## Start

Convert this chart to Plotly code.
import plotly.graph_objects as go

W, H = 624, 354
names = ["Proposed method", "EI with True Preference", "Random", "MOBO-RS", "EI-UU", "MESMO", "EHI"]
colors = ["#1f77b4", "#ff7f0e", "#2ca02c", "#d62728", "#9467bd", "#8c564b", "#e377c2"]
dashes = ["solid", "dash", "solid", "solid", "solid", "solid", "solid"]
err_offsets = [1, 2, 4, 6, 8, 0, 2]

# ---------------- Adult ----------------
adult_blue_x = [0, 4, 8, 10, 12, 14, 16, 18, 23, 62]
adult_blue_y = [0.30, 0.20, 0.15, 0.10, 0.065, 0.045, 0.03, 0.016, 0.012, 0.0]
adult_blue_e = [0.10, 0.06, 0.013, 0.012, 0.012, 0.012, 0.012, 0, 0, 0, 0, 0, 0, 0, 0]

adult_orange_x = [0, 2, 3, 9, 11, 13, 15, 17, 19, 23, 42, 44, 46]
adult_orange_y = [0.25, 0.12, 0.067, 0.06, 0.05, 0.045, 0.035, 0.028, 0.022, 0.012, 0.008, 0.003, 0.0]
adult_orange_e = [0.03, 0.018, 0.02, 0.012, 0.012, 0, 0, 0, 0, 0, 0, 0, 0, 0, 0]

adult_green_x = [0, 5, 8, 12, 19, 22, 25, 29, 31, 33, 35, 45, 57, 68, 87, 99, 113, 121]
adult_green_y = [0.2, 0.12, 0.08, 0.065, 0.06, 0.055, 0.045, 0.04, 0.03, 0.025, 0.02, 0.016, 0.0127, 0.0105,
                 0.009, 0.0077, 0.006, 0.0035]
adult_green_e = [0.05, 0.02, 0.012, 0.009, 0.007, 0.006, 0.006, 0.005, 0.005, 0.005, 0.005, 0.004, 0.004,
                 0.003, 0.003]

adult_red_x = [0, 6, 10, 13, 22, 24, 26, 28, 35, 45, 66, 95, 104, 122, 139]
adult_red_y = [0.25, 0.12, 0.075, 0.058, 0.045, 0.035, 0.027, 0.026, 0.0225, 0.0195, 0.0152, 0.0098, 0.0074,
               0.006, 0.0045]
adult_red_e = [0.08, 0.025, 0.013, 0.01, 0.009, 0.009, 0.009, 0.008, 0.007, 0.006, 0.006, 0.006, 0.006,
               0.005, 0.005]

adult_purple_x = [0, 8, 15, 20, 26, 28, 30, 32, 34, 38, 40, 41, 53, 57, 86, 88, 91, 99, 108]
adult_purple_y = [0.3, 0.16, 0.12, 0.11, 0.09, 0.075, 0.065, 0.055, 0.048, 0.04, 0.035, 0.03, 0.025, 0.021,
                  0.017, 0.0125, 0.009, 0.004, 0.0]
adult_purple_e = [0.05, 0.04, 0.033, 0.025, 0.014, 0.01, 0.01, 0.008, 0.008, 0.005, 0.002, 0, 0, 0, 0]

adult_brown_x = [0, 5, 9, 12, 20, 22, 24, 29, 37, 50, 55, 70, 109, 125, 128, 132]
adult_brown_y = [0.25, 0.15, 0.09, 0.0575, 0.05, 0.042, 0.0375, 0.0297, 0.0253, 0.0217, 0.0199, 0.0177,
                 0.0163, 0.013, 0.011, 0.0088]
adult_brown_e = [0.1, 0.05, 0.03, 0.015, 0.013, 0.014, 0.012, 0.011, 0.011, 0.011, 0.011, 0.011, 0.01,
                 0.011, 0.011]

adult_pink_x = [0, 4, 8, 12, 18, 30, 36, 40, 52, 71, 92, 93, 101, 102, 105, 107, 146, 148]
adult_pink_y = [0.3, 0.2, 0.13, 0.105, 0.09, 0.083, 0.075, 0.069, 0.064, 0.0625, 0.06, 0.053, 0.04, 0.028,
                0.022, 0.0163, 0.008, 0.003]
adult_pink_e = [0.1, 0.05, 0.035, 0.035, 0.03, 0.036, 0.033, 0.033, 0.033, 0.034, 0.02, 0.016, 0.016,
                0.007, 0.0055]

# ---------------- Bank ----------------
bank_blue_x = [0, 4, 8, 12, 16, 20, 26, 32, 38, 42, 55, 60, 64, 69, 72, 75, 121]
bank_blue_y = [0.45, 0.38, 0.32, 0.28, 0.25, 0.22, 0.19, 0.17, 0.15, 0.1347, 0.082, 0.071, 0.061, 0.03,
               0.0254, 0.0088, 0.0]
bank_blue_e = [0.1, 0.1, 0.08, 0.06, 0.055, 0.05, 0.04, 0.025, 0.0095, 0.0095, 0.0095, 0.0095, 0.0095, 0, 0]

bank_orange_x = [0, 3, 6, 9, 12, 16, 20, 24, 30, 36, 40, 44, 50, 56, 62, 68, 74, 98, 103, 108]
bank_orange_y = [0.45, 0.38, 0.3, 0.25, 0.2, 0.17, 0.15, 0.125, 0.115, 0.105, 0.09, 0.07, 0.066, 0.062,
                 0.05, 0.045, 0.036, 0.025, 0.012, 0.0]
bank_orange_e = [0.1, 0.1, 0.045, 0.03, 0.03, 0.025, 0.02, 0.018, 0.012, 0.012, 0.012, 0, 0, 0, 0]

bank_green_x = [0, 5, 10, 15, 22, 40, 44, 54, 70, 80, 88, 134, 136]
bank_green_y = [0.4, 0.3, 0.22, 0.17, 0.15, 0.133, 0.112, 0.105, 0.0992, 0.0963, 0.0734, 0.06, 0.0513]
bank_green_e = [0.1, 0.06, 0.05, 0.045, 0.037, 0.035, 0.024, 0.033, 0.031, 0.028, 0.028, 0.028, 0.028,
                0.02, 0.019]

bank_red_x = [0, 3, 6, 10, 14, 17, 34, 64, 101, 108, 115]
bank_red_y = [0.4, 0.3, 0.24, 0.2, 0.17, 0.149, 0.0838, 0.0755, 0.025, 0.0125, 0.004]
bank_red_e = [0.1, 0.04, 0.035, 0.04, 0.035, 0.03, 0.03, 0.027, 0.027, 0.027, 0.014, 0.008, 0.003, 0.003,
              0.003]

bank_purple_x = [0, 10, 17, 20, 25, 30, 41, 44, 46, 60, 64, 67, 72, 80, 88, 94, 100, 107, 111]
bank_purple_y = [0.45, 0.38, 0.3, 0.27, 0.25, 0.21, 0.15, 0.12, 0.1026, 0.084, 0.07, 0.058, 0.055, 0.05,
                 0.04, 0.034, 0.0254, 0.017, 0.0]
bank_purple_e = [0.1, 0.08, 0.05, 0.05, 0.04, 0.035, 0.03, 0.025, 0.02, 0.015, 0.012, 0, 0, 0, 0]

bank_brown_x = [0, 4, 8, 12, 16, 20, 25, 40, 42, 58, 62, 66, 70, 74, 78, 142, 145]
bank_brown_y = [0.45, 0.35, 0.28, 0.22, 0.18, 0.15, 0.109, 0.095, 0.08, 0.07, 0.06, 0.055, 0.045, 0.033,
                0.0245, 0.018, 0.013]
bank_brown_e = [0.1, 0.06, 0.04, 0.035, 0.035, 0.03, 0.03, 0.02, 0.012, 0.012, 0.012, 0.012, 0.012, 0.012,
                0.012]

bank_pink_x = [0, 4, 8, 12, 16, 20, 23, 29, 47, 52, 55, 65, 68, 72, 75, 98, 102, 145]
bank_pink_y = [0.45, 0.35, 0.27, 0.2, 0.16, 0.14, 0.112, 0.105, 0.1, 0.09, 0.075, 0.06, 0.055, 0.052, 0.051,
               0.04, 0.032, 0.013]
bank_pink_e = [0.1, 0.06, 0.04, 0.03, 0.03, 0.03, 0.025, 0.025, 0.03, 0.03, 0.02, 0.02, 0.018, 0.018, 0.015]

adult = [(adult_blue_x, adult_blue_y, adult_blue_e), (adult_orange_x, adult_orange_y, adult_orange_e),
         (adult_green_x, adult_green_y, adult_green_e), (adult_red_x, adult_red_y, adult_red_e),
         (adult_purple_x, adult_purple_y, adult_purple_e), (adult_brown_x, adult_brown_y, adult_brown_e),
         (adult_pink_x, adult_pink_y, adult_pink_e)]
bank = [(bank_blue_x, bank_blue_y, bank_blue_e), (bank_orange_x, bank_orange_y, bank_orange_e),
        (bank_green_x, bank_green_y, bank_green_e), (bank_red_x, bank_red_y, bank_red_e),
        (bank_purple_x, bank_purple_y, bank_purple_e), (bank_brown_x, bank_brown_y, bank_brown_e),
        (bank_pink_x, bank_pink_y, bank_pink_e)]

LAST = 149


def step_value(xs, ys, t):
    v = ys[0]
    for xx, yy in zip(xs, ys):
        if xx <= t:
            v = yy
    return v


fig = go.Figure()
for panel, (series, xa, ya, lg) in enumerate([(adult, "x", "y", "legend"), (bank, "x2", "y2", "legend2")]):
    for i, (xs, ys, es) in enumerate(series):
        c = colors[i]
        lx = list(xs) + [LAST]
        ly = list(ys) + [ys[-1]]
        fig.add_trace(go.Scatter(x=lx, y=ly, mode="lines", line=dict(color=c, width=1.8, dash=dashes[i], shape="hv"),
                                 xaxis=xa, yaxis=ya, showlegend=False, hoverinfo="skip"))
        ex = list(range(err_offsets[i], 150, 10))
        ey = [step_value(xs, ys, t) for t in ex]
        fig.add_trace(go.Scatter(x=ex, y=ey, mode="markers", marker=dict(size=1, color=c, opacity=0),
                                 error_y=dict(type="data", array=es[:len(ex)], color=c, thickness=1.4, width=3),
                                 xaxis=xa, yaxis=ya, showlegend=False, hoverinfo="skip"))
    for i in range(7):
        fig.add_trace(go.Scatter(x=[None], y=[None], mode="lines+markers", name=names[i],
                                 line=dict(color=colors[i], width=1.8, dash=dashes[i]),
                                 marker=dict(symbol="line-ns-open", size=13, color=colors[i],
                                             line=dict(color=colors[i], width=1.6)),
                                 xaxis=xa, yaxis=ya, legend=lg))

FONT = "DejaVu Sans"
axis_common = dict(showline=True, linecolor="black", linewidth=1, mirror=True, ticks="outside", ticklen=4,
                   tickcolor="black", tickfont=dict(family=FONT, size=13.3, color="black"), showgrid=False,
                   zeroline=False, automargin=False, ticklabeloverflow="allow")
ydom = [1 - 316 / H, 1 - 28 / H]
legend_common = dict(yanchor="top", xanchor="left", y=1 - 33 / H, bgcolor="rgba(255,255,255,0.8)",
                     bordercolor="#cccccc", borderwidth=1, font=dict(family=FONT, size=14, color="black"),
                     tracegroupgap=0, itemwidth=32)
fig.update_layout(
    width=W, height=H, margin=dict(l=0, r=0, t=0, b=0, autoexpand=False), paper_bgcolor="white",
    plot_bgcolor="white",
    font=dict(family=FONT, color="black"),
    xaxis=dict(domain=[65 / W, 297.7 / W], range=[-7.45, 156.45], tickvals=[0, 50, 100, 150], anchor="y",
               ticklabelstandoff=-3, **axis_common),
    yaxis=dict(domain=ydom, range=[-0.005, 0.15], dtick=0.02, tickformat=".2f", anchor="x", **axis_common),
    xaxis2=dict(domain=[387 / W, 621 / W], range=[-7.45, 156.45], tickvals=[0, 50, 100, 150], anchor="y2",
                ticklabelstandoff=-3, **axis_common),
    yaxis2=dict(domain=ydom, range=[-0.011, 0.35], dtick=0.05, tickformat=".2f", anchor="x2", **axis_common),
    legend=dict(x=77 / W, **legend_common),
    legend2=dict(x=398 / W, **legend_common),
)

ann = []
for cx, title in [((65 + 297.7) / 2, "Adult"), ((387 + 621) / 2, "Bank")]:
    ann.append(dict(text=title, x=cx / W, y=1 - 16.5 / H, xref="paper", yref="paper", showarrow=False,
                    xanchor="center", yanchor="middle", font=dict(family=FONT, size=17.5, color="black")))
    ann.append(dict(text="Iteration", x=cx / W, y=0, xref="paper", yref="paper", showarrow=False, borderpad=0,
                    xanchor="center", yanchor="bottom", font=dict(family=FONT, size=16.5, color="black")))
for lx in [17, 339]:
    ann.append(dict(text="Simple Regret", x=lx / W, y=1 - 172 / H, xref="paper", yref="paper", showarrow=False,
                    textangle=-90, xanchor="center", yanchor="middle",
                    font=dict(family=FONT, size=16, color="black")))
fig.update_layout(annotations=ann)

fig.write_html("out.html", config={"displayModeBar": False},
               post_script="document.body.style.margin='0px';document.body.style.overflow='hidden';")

## End

Print only the lines that run from the start of the listing to the line bearing "0.005, 0.005]"; please keep the first line and that last one, exactly as they appear.

> Solution below:
Convert this chart to Plotly code.
import plotly.graph_objects as go

W, H = 624, 354
names = ["Proposed method", "EI with True Preference", "Random", "MOBO-RS", "EI-UU", "MESMO", "EHI"]
colors = ["#1f77b4", "#ff7f0e", "#2ca02c", "#d62728", "#9467bd", "#8c564b", "#e377c2"]
dashes = ["solid", "dash", "solid", "solid", "solid", "solid", "solid"]
err_offsets = [1, 2, 4, 6, 8, 0, 2]

# ---------------- Adult ----------------
adult_blue_x = [0, 4, 8, 10, 12, 14, 16, 18, 23, 62]
adult_blue_y = [0.30, 0.20, 0.15, 0.10, 0.065, 0.045, 0.03, 0.016, 0.012, 0.0]
adult_blue_e = [0.10, 0.06, 0.013, 0.012, 0.012, 0.012, 0.012, 0, 0, 0, 0, 0, 0, 0, 0]

adult_orange_x = [0, 2, 3, 9, 11, 13, 15, 17, 19, 23, 42, 44, 46]
adult_orange_y = [0.25, 0.12, 0.067, 0.06, 0.05, 0.045, 0.035, 0.028, 0.022, 0.012, 0.008, 0.003, 0.0]
adult_orange_e = [0.03, 0.018, 0.02, 0.012, 0.012, 0, 0, 0, 0, 0, 0, 0, 0, 0, 0]

adult_green_x = [0, 5, 8, 12, 19, 22, 25, 29, 31, 33, 35, 45, 57, 68, 87, 99, 113, 121]
adult_green_y = [0.2, 0.12, 0.08, 0.065, 0.06, 0.055, 0.045, 0.04, 0.03, 0.025, 0.02, 0.016, 0.0127, 0.0105,
                 0.009, 0.0077, 0.006, 0.0035]
adult_green_e = [0.05, 0.02, 0.012, 0.009, 0.007, 0.006, 0.006, 0.005, 0.005, 0.005, 0.005, 0.004, 0.004,
                 0.003, 0.003]

adult_red_x = [0, 6, 10, 13, 22, 24, 26, 28, 35, 45, 66, 95, 104, 122, 139]
adult_red_y = [0.25, 0.12, 0.075, 0.058, 0.045, 0.035, 0.027, 0.026, 0.0225, 0.0195, 0.0152, 0.0098, 0.0074,
               0.006, 0.0045]
adult_red_e = [0.08, 0.025, 0.013, 0.01, 0.009, 0.009, 0.009, 0.008, 0.007, 0.006, 0.006, 0.006, 0.006,
               0.005, 0.005]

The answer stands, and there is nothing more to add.